Home prices in the quarter grew at 9.2% YOY, down from 13.1% YOY in the third quarter.

  • On a quarterly basis, home prices rose a seasonally adjusted 0.2% in the fourth quarter of 2022.

Prices for single-family homes increased at a slower rate in the fourth quarter of last year, according to the latest reading by Fannie Mae.

According to Fannie Mae’s Home Price Index (HPI), single-family home prices increased at a non-seasonally adjusted annual rate of 9.2% in the fourth quarter of 2022 compared to the same quarter last year.

That was down from the third quarter’s revised annual growth rate of 13.1%, Fannie Mae said. 

The HPI is a national, repeat-transaction home-price index measuring the average quarterly price change for all single-family properties in the United States, excluding condos, the government-sponsored enterprise said.

On a quarterly basis, home prices rose a seasonally adjusted 0.2% in the fourth quarter of 2022, just above the 0.1% growth seen in the previous quarter. On a non-seasonally adjusted basis, home prices declined by 1% in the fourth quarter.

Mark Palim, Fannie Mae vice president and deputy chief economist, said prices are falling because fewer consumers could afford to buy a home.

“The rise in mortgage rates over the past year and record inflation have constrained the purchasing power of prospective homebuyers,” Palim said. “The resulting affordability pressures are evident in the home-price declines of the past two quarters, along with the downturn in home sales.” 

He added that the increases in mortgage rates in the quarter “exacerbates the ‘lock-in effect’” — in which existing homeowners with rates well below the current market rates have no financial incentive to give up their mortgage to buy a different home at a higher rate.

That reluctance to sell, Palim said, reduces the supply of homes available for sale. 

“We believe that a key factor that will impact home prices in 2023 is how the tension between a reduced supply of homes available for sale and lower mortgage demand is resolved,” he said.

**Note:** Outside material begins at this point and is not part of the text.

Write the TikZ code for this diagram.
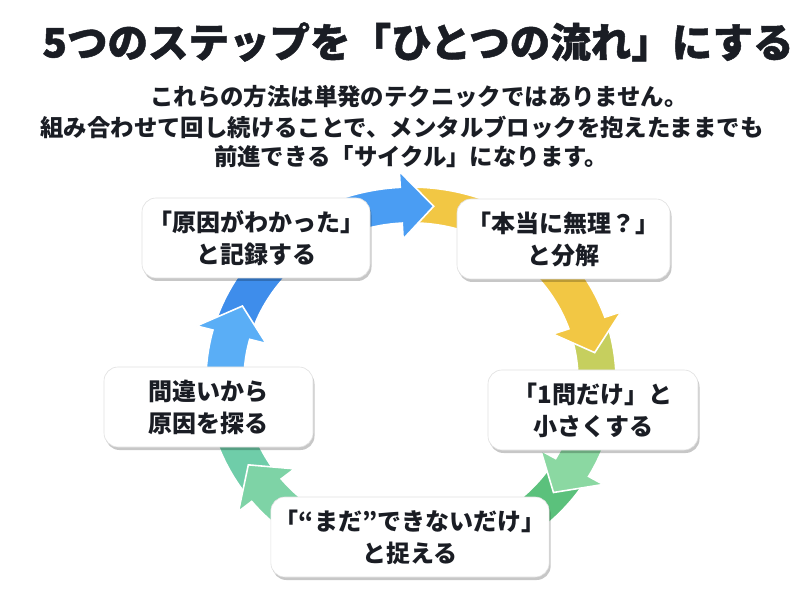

Fannie Mae said its HPI is produced by aggregating county-level data to create both seasonally and non-seasonally adjusted national indices that are representative of the whole country and designed to serve as indicators of general single-family home-price trends. 

The HPI is publicly available at the national level as a quarterly series with a start date of the first quarter of 1975 and extending to the most recent quarter. 

Fannie Mae added that its home-price estimates are based on preliminary data available as of the date of index estimation and are subject to change as additional data become available.